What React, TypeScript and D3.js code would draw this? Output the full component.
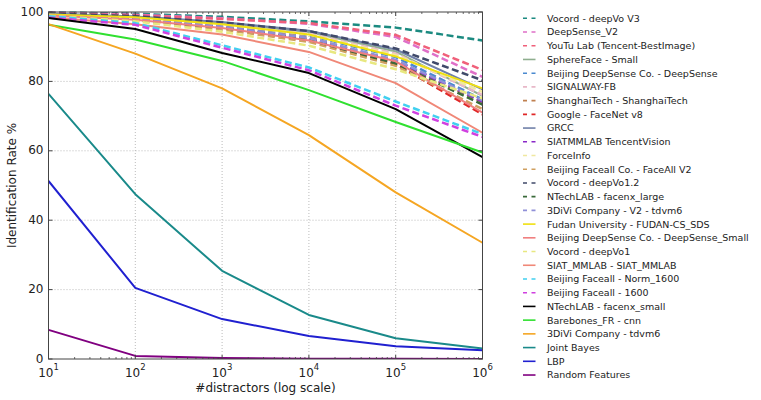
import React from "react";
import * as d3 from "d3";

const distractors = [10, 100, 1000, 10000, 100000, 1000000];

const seriesNames = [
  "Vocord - deepVo V3",
  "DeepSense_V2",
  "YouTu Lab (Tencent-BestImage)",
  "SphereFace - Small",
  "Beijing DeepSense Co. - DeepSense",
  "SIGNALWAY-FB",
  "ShanghaiTech - ShanghaiTech",
  "Google - FaceNet v8",
  "GRCC",
  "SIATMMLAB TencentVision",
  "ForceInfo",
  "Beijing Faceall Co. - FaceAll V2",
  "Vocord - deepVo1.2",
  "NTechLAB - facenx_large",
  "3DiVi Company - V2 - tdvm6",
  "Fudan University - FUDAN-CS_SDS",
  "Beijing DeepSense Co. - DeepSense_Small",
  "Vocord - deepVo1",
  "SIAT_MMLAB - SIAT_MMLAB",
  "Beijing Faceall - Norm_1600",
  "Beijing Faceall - 1600",
  "NTechLAB - facenx_small",
  "Barebones_FR - cnn",
  "3DiVi Company - tdvm6",
  "Joint Bayes",
  "LBP",
  "Random Features",
];

const seriesValues = [
  [99.9, 99.5, 98.6, 97.3, 95.5, 91.8],
  [99.8, 99.2, 98.2, 96.6, 92.8, 81.3],
  [99.7, 99.0, 98.0, 96.8, 93.4, 83.3],
  [99.5, 98.6, 96.9, 94.2, 88.6, 75.8],
  [99.4, 98.3, 96.3, 93.3, 87.0, 74.8],
  [99.5, 98.4, 96.6, 93.8, 88.0, 76.1],
  [99.3, 98.0, 95.8, 92.6, 85.8, 74.0],
  [99.2, 97.9, 95.5, 92.0, 85.0, 70.5],
  [99.6, 98.7, 97.1, 94.6, 89.2, 77.7],
  [99.1, 97.9, 95.6, 92.3, 86.0, 74.2],
  [99.5, 98.5, 96.5, 93.5, 87.6, 77.0],
  [99.0, 97.6, 95.0, 91.4, 84.5, 72.0],
  [99.6, 98.8, 97.0, 94.5, 89.5, 80.3],
  [99.2, 97.8, 95.5, 92.0, 85.2, 73.3],
  [99.3, 98.0, 95.8, 92.5, 86.2, 74.5],
  [99.3, 98.5, 96.5, 93.5, 87.2, 78.0],
  [99.0, 97.8, 95.4, 91.8, 85.8, 71.0],
  [98.9, 97.3, 94.3, 90.3, 83.5, 75.1],
  [98.5, 96.5, 93.5, 88.5, 79.5, 65.2],
  [98.8, 96.8, 90.4, 84.0, 74.2, 64.8],
  [98.4, 96.3, 89.7, 83.2, 73.0, 64.0],
  [98.3, 95.1, 88.2, 82.4, 72.0, 58.2],
  [96.3, 92.1, 85.9, 77.5, 68.3, 59.5],
  [96.5, 88.0, 78.0, 64.5, 48.0, 33.5],
  [76.4, 47.5, 25.4, 12.7, 6.0, 3.0],
  [51.3, 20.5, 11.5, 6.6, 3.7, 2.5],
  [8.4, 0.9, 0.3, 0.1, 0.05, 0.02],
];

const seriesColors = [
  "#1b8a80", "#df6fc8", "#f0607a", "#8fae8f", "#4a8ad0", "#e8b8c8",
  "#c08050", "#e02828", "#7080a8", "#8a28c8", "#f0e8a0", "#d0a060",
  "#404a6a", "#3a6a3a", "#9090d8", "#f0e010", "#f08080", "#e8e880",
  "#f08878", "#40d0f0", "#d040e0", "#000000", "#30e030", "#f5a623",
  "#1a8a8a", "#2020d0", "#800080",
];

const seriesDashed = [
  true, true, true, false, true, true, true, true, false, true, true, true,
  true, true, true, false, false, true, false, true, true, false, false,
  false, false, false, false,
];

const yTicks = [0, 20, 40, 60, 80, 100];
const xTickExps = [1, 2, 3, 4, 5, 6];

const PL = 48.5, PR = 482.5, PT = 12, PB = 359;

export default function App() {
  const x = d3.scaleLog().domain([10, 1e6]).range([PL, PR]);
  const y = d3.scaleLinear().domain([0, 100]).range([PB, PT]);
  const line = d3
    .line<number>()
    .x((_, i) => x(distractors[i]))
    .y((v) => y(v));

  const minor: number[] = [];
  for (let e = 1; e < 6; e++) {
    for (let m = 2; m <= 9; m++) minor.push(m * Math.pow(10, e));
  }

  const font = "DejaVu Sans, sans-serif";
  const frame = "#444";

  return (
    <svg
      width={761}
      height={400}
      style={{ position: "absolute", left: 0, top: 0, background: "#fff" }}
      fontFamily={font}
    >
      <rect x={0} y={0} width={761} height={400} fill="#fff" />
      {/* grid */}
      {xTickExps.slice(1, -1).map((e) => (
        <line
          key={"gx" + e}
          x1={x(Math.pow(10, e))}
          x2={x(Math.pow(10, e))}
          y1={PT}
          y2={PB}
          stroke="#aaa"
          strokeWidth={0.8}
          strokeDasharray="1,2"
        />
      ))}
      {yTicks.slice(1, -1).map((t) => (
        <line
          key={"gy" + t}
          x1={PL}
          x2={PR}
          y1={y(t)}
          y2={y(t)}
          stroke="#aaa"
          strokeWidth={0.8}
          strokeDasharray="1,2"
        />
      ))}
      {/* series */}
      <defs>
        <clipPath id="clip">
          <rect x={PL} y={PT - 2} width={PR - PL} height={PB - PT + 2} />
        </clipPath>
      </defs>
      <g clipPath="url(#clip)">
        {seriesValues.map((vals, i) => (
          <path
            key={"s" + i}
            d={line(vals) || ""}
            fill="none"
            stroke={seriesColors[i]}
            strokeWidth={seriesDashed[i] ? 2.5 : 2}
            strokeDasharray={seriesDashed[i] ? "7,3.5" : undefined}
            strokeLinejoin="round"
          />
        ))}
      </g>
      {/* frame */}
      <rect x={PL} y={PT} width={PR - PL} height={PB - PT} fill="none" stroke={frame} strokeWidth={1} />
      {/* x ticks */}
      {xTickExps.map((e) => {
        const xx = x(Math.pow(10, e));
        return (
          <g key={"xt" + e}>
            <line x1={xx} x2={xx} y1={PB} y2={PB - 4} stroke={frame} />
            <line x1={xx} x2={xx} y1={PT} y2={PT + 4} stroke={frame} />
            <text x={xx} y={377} textAnchor="middle" fontSize={12} fill="#222">
              10
              <tspan dy={-7.5} fontSize={8.5}>
                {String(e)}
              </tspan>
            </text>
          </g>
        );
      })}
      {minor.map((m, i) => {
        const xx = x(m);
        return (
          <g key={"mn" + i}>
            <line x1={xx} x2={xx} y1={PB} y2={PB - 2} stroke={frame} strokeWidth={0.8} />
            <line x1={xx} x2={xx} y1={PT} y2={PT + 2} stroke={frame} strokeWidth={0.8} />
          </g>
        );
      })}
      {/* y ticks */}
      {yTicks.map((t) => (
        <g key={"yt" + t}>
          <line x1={PL} x2={PL + 4} y1={y(t)} y2={y(t)} stroke={frame} />
          <line x1={PR} x2={PR - 4} y1={y(t)} y2={y(t)} stroke={frame} />
          <text x={43.5} y={y(t) + 3.5} textAnchor="end" fontSize={12} fill="#222">
            {t}
          </text>
        </g>
      ))}
      {/* axis titles */}
      <text x={(PL + PR) / 2} y={392} textAnchor="middle" fontSize={12} fill="#222">
        #distractors (log scale)
      </text>
      <text
        transform={`translate(16, ${(PT + PB) / 2}) rotate(-90)`}
        textAnchor="middle"
        fontSize={12}
        fill="#222"
      >
        Identification Rate %
      </text>
      {/* legend */}
      {seriesNames.map((name, i) => {
        const yy = 18.3 + i * 13.72;
        return (
          <g key={"lg" + i}>
            <line
              x1={523}
              x2={535.5}
              y1={yy}
              y2={yy}
              stroke={seriesColors[i]}
              strokeWidth={1.6}
              strokeDasharray={seriesDashed[i] ? "4,4.5" : undefined}
            />
            <text x={547} y={yy + 3.4} fontSize={9.5} fill="#222">
              {name}
            </text>
          </g>
        );
      })}
    </svg>
  );
}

▸ **Problem statement**: Return, unchanged, the lines from the first line of the material through the line that holds "const distractors = [10, 100, 1000, 10000, 100000, 1000000];", inclusive, omitting pictures.

▸ **Solution**:
What React, TypeScript and D3.js code would draw this? Output the full component.
import React from "react";
import * as d3 from "d3";

const distractors = [10, 100, 1000, 10000, 100000, 1000000];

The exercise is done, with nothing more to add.